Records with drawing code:
==============================
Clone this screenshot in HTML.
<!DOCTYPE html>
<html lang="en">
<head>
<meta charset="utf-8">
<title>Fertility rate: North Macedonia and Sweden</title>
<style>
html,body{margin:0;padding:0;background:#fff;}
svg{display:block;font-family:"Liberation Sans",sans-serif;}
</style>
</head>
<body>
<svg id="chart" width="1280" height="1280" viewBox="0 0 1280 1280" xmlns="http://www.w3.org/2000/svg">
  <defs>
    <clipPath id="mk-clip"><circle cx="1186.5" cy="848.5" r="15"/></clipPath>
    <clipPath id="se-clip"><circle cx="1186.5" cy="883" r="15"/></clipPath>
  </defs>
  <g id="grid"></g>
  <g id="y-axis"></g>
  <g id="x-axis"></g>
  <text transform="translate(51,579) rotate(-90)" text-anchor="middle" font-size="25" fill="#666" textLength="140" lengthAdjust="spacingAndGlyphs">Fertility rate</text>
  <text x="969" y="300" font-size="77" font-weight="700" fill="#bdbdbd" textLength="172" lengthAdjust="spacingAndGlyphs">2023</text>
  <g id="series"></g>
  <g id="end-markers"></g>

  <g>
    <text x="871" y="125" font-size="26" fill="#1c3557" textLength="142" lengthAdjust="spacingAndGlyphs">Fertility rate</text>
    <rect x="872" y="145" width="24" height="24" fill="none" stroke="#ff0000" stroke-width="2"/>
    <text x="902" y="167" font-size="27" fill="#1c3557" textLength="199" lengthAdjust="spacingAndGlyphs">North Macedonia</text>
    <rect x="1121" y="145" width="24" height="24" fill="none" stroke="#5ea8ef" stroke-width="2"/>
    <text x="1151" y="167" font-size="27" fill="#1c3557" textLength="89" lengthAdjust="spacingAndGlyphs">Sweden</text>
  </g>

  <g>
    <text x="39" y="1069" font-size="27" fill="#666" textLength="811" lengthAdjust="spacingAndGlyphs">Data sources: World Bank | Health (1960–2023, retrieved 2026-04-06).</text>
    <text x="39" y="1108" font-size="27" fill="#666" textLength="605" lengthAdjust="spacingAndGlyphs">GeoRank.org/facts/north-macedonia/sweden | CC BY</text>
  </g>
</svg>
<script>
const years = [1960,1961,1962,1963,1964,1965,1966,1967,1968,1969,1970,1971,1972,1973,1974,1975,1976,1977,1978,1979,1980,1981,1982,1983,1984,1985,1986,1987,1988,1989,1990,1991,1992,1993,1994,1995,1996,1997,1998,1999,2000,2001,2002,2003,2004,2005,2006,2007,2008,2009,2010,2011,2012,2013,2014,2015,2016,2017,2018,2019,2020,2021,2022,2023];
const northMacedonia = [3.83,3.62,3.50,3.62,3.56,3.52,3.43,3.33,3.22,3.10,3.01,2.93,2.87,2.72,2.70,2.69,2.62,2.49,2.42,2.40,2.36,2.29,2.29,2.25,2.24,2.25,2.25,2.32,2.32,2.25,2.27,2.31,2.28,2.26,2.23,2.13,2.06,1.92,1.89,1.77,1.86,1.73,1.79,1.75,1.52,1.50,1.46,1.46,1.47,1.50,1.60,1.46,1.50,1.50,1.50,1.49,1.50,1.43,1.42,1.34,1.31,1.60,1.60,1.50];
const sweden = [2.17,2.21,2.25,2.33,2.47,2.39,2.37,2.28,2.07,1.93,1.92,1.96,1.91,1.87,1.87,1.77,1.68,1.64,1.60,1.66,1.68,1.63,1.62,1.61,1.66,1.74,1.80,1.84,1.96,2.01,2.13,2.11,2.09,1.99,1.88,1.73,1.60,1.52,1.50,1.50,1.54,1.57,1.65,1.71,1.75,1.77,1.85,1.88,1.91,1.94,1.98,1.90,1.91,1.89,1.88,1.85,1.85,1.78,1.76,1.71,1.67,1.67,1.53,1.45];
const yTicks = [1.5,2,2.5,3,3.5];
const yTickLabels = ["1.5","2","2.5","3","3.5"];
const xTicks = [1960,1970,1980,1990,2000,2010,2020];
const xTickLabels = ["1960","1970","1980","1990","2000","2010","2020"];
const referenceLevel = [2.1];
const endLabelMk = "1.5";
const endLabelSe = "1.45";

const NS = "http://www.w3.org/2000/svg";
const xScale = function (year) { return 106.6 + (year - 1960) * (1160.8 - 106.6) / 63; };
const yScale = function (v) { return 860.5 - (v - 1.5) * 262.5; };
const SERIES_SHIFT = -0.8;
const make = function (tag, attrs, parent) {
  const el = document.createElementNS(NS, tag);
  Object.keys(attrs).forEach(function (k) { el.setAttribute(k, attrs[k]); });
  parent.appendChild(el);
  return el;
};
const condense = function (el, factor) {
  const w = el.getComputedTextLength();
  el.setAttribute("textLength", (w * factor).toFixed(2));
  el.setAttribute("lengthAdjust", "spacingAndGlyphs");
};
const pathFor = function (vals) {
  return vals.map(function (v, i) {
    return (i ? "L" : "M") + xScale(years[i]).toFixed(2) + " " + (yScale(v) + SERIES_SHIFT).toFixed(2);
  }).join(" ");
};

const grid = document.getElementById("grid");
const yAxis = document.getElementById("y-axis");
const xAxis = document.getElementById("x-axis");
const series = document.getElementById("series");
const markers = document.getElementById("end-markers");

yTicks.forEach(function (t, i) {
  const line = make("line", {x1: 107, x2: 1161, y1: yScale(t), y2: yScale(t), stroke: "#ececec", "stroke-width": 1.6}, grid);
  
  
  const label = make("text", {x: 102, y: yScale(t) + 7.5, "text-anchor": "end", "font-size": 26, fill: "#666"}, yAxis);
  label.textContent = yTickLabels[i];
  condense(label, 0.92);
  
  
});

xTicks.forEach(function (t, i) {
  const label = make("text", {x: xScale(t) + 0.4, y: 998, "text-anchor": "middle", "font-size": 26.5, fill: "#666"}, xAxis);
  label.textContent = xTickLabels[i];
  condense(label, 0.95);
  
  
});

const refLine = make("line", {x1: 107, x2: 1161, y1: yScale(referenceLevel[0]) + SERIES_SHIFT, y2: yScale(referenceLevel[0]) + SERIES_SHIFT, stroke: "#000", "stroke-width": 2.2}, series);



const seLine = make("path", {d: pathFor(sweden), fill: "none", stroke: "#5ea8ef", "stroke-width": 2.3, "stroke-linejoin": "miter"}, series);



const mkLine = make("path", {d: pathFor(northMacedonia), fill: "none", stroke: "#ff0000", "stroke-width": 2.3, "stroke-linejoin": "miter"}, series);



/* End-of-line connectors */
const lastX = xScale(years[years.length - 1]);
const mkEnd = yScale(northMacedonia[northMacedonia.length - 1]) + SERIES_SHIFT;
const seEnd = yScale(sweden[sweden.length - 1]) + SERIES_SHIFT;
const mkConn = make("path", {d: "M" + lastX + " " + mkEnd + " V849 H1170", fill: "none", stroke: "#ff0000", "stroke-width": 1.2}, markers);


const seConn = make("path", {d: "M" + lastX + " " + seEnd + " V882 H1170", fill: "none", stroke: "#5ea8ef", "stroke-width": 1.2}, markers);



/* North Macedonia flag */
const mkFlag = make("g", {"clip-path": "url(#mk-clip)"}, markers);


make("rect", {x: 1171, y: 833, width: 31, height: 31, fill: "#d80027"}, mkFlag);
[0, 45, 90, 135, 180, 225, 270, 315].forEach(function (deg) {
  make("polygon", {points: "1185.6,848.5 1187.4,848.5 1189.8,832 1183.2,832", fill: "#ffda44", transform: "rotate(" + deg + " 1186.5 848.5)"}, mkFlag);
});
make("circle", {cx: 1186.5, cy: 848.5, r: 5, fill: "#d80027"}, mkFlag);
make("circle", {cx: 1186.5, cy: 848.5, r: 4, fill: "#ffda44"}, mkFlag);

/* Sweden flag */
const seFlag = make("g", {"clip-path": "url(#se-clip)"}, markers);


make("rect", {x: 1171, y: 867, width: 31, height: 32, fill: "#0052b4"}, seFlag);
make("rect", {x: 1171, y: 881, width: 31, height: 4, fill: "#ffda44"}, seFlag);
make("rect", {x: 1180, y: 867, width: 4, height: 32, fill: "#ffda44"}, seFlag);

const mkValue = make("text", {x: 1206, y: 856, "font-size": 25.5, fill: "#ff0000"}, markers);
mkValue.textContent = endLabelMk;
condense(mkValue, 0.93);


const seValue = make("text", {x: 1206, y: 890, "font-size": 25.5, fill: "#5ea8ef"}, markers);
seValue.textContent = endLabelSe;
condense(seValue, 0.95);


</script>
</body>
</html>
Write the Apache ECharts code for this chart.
==============================
▶ Problem details
Wherever the string "chart" appears in the entries above, list that line.

▶ Exercise response
<svg id="chart" width="1280" height="1280" viewBox="0 0 1280 1280" xmlns="http://www.w3.org/2000/svg">
Write the Apache ECharts code for this chart.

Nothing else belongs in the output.